Pandas version checks

  • [X] I have checked that this issue has not already been reported.

  • [X] I have confirmed this bug exists on the latest version of pandas.

  • [ ] I have confirmed this bug exists on the main branch of pandas.

Reproducible Example

reference/source for this code example: https://github.com/pandas-dev/pandas/issues/37577

import pandas as pd
from dataclasses import dataclass

@dataclass
class Record:
    id: int
    name: str
    constant: float

df = pd.DataFrame([
    Record(0, 'Landau', 3.1415926),
    Record(1, 'Kapitsa', 2.718281828459045),
    Record(2, 'Bogolyubov', 6.62607015),
])

print(df.dtypes)

Issue Description

I would expect that the dtype from the dataclass is inherited / used in pandas as well.

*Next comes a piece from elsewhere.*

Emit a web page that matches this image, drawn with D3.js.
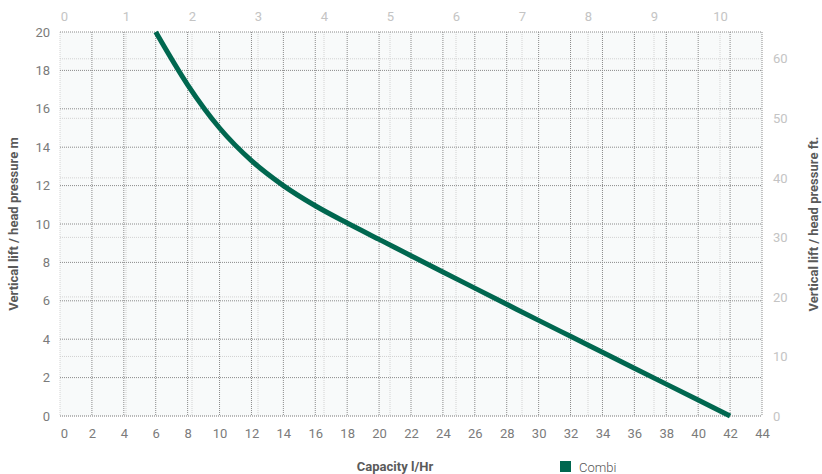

id int64 name string constant float64 dtype: object

Expected Behavior

id int64 name string constant float64 dtype: object

Installed Versions

INSTALLED VERSIONS ------------------ commit : 8dab54d6573f7186ff0c3b6364d5e4dd635ff3e7 python : 3.10.6.final.0 python-bits : 64 OS : Darwin OS-release : 22.2.0 Version : Darwin Kernel Version 22.2.0: Fri Nov 11 02:03:51 PST 2022; root:xnu-8792.61.2~4/RELEASE_ARM64_T6000 machine : arm64 processor : arm byteorder : little LC_ALL : None LANG : None LOCALE : None.UTF-8 pandas : 1.5.2 numpy : 1.23.5 pytz : 2022.6 dateutil : 2.8.2 setuptools : 65.3.0 pip : 22.3.1 Cython : None pytest : 7.2.0 hypothesis : None sphinx : None blosc : None feather : None xlsxwriter : None lxml.etree : None html5lib : None pymysql : None psycopg2 : None jinja2 : 3.1.2 IPython : 8.7.0 pandas_datareader: None bs4 : 4.11.1 bottleneck : None brotli : None fastparquet : None fsspec : 2022.11.0 gcsfs : None matplotlib : None numba : None numexpr : None odfpy : None openpyxl : None pandas_gbq : None pyarrow : 10.0.1 pyreadstat : None pyxlsb : None s3fs : 0.4.2 scipy : None snappy : None sqlalchemy : None tables : None tabulate : None xarray : None xlrd : None xlwt : None zstandard : None tzdata : None

Comment From: phofl

Hi, thanks for your report. We don't use those dtypes, same with NamedTuple, but even if we would, str maps to object, the panda string dtype can be set with „string“ not str

Edit: Sorry initial response was only half-correct

Comment From: butterbach

I actually thought so and but don't get why or is it basically a feature request because Pandas just supports string since 1.0?

For other complex datatypes I might get that behaviour - but getting out of pandas again causes issues like ending up getting a void type.

Comment From: butterbach

@phofl: Sorry to highlight you personally, but I can see that str maps to object in pandas but I can just assume that this was implemented before pandas even had the dtype "string" which is exactly the same as str in Python, isn't it?

What is the reason not to change the mapping? I just want to understand the reason. I get it that object is the default for all other datatypes that are not supported.

When I read the first paragraph of the pandas documentation about the dtype "string", I would assume it should be the opposite:

Pandas BUG: Dataclass Str -> Pandas Object instead of StringDtype source: https://pandas.pydata.org/docs/user_guide/text.html

And specifying str in a dataclass instead of Any (?) is close to the pandas recommendations to actively set dtype=string (series examples in the pandas docs). In this case it should be taken into account by the DataFrame generator.